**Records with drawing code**
_ _ _
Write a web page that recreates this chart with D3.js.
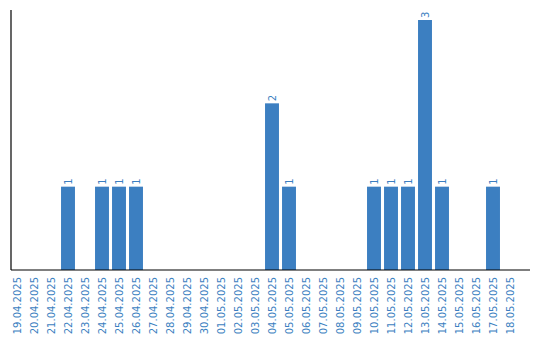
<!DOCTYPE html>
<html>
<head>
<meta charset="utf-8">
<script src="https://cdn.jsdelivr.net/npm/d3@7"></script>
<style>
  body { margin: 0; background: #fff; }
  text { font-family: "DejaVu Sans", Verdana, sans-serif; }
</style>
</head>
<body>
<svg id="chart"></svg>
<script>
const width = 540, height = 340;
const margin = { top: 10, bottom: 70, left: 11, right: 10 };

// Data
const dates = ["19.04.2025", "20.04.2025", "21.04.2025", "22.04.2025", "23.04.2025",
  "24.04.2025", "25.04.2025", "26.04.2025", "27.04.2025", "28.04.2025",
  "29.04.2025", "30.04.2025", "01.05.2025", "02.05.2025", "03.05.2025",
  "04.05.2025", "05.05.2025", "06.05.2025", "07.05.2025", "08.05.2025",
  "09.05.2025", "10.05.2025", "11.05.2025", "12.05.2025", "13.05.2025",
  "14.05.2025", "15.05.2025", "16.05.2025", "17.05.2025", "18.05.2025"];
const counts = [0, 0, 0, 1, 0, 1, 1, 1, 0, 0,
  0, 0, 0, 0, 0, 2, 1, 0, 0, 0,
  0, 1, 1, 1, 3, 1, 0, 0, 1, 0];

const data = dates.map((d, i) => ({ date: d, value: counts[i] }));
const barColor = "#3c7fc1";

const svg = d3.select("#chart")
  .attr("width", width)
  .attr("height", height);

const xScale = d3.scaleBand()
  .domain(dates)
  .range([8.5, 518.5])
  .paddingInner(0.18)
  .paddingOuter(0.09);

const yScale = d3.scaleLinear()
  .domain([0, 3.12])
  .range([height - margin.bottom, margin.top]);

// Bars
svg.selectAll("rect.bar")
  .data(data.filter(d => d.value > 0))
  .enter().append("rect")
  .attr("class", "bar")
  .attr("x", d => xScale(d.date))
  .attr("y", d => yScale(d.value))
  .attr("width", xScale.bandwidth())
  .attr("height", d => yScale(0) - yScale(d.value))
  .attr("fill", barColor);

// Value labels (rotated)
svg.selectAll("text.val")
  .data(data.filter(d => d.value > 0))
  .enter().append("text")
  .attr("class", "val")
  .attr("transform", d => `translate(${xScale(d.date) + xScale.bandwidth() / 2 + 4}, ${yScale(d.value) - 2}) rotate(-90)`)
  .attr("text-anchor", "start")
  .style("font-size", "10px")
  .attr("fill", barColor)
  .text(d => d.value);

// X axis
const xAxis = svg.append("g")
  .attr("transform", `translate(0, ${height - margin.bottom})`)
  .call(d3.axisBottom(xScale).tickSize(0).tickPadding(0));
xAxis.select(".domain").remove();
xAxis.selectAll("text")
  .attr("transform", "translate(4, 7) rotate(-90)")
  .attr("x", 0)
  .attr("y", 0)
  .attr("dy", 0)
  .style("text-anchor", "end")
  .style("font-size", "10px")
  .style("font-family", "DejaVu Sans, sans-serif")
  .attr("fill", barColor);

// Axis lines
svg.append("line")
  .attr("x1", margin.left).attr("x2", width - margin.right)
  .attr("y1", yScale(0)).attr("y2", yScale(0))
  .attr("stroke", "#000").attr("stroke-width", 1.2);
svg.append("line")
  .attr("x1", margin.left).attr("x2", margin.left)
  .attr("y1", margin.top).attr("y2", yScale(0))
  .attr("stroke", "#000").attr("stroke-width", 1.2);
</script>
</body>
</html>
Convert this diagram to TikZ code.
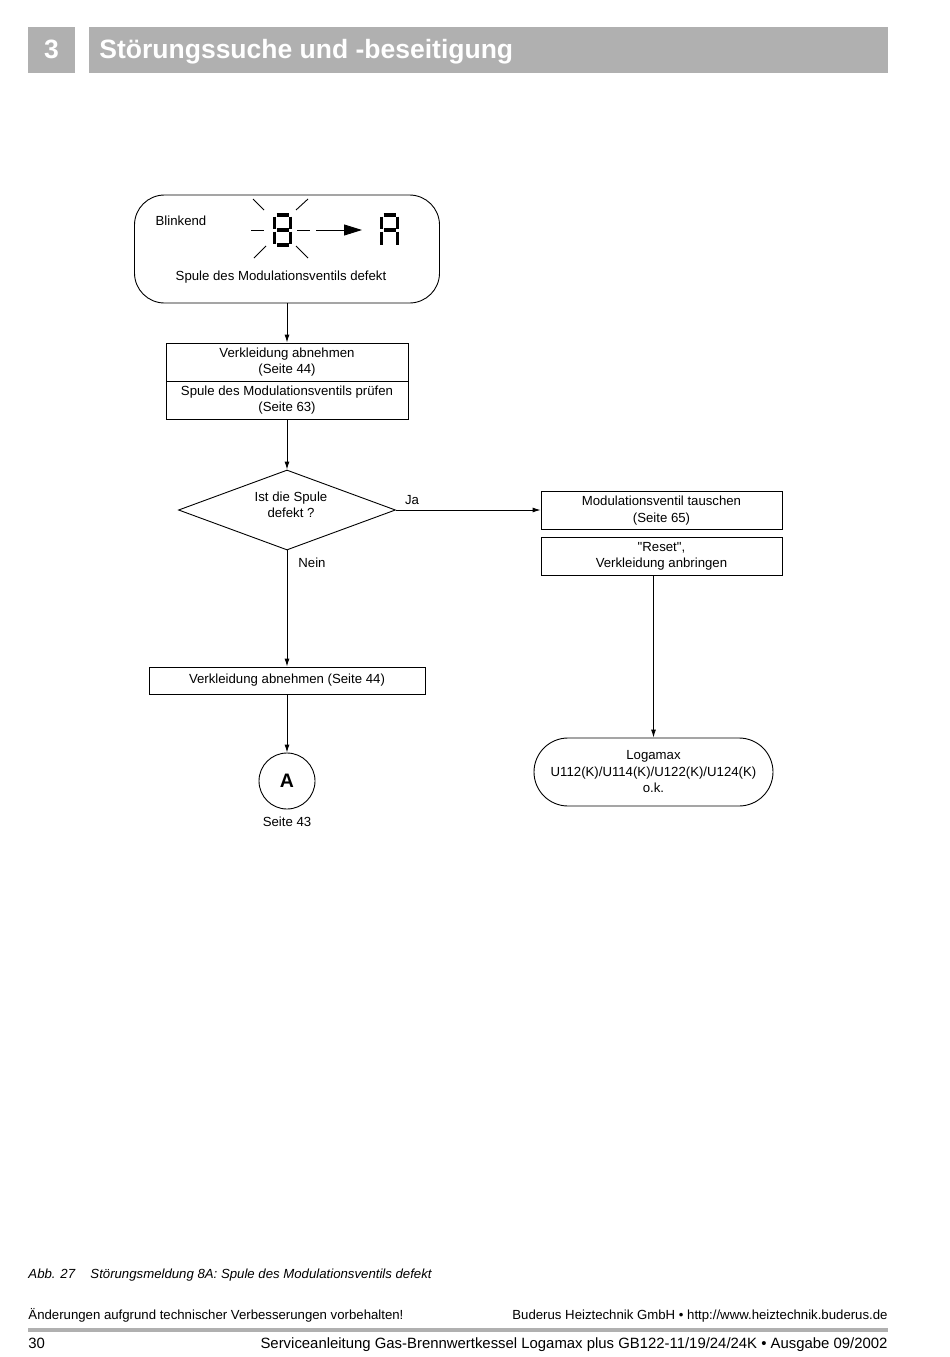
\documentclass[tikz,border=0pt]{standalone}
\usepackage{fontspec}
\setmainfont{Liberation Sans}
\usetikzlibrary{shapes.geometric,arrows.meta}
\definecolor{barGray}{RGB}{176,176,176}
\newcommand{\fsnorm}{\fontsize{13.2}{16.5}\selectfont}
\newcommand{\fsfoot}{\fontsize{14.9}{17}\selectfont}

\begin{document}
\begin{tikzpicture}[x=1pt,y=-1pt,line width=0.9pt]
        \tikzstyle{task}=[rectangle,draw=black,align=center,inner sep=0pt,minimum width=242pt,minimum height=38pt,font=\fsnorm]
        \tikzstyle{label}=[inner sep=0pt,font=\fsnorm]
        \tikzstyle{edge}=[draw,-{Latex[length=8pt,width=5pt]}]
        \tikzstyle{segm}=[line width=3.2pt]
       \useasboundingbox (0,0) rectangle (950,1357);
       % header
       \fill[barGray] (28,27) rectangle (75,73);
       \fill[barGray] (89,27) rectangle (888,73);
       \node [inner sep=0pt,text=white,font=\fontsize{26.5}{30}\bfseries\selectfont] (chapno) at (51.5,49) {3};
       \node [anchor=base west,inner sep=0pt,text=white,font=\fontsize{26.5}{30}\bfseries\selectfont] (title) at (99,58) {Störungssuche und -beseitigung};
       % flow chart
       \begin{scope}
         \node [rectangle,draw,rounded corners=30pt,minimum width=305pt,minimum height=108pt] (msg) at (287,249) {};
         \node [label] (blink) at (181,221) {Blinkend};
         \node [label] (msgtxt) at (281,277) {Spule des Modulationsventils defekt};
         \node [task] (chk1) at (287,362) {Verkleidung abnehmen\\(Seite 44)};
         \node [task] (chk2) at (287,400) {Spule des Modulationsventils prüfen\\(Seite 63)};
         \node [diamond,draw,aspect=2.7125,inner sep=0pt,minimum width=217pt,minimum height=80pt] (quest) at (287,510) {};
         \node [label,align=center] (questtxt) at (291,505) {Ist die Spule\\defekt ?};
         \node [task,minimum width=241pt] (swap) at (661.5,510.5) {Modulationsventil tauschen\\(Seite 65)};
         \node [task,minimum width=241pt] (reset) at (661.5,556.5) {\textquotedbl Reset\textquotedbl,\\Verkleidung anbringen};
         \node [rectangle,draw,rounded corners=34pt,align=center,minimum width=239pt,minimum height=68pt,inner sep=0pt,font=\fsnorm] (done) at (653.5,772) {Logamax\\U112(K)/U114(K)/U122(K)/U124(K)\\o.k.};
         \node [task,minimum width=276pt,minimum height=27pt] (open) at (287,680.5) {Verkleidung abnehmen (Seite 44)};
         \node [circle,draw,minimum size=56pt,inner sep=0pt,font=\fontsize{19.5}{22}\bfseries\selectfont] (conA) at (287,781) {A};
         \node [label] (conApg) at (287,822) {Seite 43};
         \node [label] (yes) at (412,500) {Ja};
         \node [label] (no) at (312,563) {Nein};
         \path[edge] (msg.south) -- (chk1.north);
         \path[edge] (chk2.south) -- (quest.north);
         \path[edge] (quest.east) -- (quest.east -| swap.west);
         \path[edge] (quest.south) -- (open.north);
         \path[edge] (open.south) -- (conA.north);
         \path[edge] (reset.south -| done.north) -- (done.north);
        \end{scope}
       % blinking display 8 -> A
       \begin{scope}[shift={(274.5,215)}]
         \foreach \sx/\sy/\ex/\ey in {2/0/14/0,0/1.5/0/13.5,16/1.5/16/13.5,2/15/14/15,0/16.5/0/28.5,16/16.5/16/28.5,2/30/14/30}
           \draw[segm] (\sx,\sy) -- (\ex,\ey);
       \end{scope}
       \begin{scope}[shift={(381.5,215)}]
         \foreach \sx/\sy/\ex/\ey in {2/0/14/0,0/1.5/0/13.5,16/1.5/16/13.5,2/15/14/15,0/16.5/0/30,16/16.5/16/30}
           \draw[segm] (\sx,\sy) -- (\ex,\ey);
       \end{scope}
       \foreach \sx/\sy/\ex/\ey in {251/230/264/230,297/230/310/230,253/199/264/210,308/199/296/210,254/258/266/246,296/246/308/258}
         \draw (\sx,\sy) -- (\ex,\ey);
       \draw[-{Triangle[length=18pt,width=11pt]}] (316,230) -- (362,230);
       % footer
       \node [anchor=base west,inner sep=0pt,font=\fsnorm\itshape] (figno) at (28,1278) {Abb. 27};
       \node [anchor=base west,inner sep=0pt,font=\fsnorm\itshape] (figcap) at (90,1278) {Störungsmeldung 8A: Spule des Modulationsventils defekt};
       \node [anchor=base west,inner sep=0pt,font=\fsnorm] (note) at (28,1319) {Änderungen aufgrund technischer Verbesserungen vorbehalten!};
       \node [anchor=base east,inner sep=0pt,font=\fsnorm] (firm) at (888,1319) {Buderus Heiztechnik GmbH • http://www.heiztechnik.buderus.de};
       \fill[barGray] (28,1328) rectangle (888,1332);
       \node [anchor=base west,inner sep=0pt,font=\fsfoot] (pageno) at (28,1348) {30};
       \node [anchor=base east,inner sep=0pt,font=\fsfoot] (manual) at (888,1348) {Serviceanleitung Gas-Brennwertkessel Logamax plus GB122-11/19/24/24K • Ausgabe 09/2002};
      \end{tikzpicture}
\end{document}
_ _ _
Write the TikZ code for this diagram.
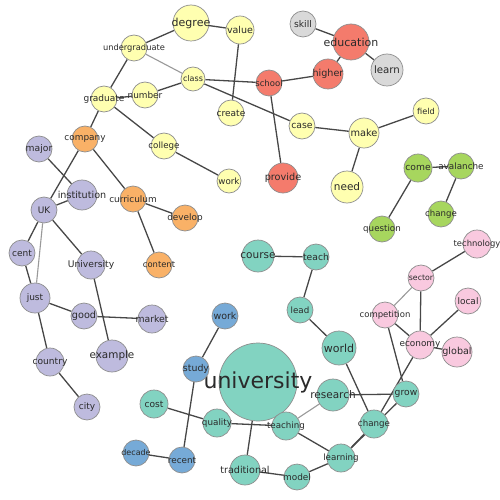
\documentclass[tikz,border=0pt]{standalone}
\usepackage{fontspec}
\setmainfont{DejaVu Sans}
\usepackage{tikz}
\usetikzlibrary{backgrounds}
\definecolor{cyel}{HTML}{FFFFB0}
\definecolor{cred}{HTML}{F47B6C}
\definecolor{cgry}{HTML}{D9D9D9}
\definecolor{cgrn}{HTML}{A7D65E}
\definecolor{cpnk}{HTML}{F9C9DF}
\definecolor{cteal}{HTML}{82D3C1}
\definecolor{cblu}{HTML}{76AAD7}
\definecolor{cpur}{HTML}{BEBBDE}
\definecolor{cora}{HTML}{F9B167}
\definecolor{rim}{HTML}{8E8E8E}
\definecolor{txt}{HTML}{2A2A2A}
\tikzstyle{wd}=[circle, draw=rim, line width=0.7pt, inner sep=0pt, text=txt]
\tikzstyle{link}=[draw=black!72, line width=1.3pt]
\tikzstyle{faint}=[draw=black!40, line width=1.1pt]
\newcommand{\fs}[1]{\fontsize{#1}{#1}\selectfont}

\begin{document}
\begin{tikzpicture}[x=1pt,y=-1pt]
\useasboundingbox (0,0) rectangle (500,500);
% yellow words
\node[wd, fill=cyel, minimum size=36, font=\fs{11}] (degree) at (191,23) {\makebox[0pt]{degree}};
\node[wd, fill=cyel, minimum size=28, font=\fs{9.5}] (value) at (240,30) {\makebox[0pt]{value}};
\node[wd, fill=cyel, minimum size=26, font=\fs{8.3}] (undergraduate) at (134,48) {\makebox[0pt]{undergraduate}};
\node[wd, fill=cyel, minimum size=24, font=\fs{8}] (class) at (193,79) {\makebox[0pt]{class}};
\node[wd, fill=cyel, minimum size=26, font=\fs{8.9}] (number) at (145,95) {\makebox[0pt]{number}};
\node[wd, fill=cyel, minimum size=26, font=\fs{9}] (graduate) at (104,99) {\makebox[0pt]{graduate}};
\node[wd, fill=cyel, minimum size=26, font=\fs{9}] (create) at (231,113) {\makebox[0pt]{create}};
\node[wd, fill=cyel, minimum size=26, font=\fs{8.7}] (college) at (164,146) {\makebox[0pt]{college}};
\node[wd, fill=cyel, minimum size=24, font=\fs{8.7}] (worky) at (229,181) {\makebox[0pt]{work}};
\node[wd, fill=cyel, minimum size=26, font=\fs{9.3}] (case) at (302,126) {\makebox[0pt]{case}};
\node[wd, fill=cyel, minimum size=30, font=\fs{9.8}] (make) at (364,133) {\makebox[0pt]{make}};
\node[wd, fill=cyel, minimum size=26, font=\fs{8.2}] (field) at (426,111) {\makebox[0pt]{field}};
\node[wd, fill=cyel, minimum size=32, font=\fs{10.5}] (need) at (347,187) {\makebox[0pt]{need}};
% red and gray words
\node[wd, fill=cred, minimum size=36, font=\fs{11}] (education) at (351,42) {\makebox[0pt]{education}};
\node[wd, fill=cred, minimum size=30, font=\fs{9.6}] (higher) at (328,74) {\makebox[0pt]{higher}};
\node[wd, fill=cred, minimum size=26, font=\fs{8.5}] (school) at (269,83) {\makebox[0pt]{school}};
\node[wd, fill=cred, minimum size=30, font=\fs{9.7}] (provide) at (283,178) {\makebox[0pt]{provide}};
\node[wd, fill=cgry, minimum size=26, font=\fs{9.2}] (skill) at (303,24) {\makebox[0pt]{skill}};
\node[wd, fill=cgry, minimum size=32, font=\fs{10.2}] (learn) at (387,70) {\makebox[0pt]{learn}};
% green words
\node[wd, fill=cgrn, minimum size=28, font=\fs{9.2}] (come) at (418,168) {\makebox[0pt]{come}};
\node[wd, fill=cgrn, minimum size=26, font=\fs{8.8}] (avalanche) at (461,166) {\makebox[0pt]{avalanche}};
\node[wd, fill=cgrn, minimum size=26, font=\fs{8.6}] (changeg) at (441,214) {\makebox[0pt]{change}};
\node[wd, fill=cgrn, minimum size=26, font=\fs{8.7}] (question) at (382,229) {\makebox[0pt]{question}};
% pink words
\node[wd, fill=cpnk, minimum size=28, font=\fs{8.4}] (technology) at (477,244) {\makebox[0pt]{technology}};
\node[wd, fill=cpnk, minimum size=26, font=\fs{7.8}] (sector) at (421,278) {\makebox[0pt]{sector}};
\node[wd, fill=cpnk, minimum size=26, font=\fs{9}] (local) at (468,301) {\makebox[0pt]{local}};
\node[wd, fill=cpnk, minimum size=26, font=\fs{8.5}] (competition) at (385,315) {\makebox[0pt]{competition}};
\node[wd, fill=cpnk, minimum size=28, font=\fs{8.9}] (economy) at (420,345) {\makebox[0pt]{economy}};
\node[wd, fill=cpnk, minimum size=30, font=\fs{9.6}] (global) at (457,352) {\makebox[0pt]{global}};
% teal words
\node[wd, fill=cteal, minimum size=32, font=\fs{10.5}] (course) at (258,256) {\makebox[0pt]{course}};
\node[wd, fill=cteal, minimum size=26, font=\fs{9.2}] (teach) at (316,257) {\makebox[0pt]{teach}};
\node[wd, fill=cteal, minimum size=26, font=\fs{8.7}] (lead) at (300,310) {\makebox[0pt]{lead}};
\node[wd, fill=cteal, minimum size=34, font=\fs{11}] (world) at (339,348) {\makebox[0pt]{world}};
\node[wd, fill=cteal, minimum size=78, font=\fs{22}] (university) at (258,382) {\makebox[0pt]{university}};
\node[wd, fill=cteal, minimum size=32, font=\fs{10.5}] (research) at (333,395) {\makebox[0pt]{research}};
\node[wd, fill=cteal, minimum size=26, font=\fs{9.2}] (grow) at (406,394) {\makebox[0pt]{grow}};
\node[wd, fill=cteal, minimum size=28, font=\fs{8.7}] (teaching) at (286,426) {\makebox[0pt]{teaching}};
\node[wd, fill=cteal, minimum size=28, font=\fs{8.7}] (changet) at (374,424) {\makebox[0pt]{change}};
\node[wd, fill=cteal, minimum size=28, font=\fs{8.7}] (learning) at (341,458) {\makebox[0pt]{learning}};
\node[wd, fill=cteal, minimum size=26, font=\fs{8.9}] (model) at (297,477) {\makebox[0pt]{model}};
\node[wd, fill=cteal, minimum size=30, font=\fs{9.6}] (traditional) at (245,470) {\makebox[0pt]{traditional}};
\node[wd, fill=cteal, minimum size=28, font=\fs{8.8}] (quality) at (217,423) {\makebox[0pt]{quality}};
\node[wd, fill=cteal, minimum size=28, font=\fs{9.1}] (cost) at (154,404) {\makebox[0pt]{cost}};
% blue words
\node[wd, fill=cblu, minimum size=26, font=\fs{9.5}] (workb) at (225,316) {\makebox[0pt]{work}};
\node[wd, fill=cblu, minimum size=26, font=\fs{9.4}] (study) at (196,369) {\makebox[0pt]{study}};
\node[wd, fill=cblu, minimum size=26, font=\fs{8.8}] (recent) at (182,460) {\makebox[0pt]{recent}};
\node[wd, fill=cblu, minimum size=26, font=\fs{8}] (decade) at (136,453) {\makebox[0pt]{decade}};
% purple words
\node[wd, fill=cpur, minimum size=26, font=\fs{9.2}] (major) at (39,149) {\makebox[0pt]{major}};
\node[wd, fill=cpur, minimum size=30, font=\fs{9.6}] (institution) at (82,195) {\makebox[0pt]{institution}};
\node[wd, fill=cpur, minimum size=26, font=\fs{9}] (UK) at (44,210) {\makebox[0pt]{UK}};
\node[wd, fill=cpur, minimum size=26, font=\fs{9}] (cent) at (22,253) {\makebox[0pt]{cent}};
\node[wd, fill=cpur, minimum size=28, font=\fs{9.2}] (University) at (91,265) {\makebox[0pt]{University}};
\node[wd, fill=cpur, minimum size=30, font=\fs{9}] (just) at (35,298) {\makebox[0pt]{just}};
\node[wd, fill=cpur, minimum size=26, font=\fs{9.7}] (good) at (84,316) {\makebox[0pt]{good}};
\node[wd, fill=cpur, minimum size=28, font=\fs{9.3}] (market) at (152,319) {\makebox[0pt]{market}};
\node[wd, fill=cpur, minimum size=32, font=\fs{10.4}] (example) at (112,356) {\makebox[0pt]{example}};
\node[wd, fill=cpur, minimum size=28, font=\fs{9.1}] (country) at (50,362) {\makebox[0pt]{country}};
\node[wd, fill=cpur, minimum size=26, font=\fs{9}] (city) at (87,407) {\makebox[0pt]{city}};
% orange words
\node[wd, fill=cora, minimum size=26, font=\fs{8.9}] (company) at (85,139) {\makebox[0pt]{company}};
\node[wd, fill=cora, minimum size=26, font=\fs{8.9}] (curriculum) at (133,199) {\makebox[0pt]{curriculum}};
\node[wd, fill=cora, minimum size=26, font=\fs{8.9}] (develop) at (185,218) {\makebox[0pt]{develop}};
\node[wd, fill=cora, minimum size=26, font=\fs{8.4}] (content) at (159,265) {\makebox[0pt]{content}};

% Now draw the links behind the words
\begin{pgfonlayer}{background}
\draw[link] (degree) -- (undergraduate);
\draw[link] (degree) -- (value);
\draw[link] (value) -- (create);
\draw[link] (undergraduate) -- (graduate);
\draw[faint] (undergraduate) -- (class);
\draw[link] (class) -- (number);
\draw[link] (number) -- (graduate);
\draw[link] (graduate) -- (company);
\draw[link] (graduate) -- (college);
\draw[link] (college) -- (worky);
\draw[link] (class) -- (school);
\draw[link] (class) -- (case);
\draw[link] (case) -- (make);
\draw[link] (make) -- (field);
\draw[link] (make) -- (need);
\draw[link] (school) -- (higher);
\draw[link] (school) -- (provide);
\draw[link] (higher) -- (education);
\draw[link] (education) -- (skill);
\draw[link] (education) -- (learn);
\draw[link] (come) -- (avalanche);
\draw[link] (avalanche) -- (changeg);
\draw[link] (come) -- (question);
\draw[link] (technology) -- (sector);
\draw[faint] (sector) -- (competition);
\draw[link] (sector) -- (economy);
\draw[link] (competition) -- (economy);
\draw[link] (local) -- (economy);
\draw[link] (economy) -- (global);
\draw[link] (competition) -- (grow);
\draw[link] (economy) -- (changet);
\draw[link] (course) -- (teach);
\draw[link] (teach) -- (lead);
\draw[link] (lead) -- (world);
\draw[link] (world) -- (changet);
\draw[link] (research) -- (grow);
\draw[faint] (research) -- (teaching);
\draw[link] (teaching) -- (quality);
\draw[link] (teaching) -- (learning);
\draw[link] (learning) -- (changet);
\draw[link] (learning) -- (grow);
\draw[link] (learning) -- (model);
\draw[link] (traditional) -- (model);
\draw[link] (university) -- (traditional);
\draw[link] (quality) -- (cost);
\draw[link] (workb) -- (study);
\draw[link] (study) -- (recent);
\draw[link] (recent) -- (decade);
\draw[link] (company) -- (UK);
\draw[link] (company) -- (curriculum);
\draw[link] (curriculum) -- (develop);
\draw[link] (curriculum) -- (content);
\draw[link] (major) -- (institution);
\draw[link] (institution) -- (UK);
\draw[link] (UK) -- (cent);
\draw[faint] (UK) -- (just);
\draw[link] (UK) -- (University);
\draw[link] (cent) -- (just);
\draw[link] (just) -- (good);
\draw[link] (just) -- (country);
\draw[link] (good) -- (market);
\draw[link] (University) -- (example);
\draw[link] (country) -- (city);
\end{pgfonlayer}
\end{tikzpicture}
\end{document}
_ _ _
**Brief**
Note each line of the entries that has "diagram" in it, and copy those lines.

**Full output**
Convert this diagram to TikZ code.
Write the TikZ code for this diagram.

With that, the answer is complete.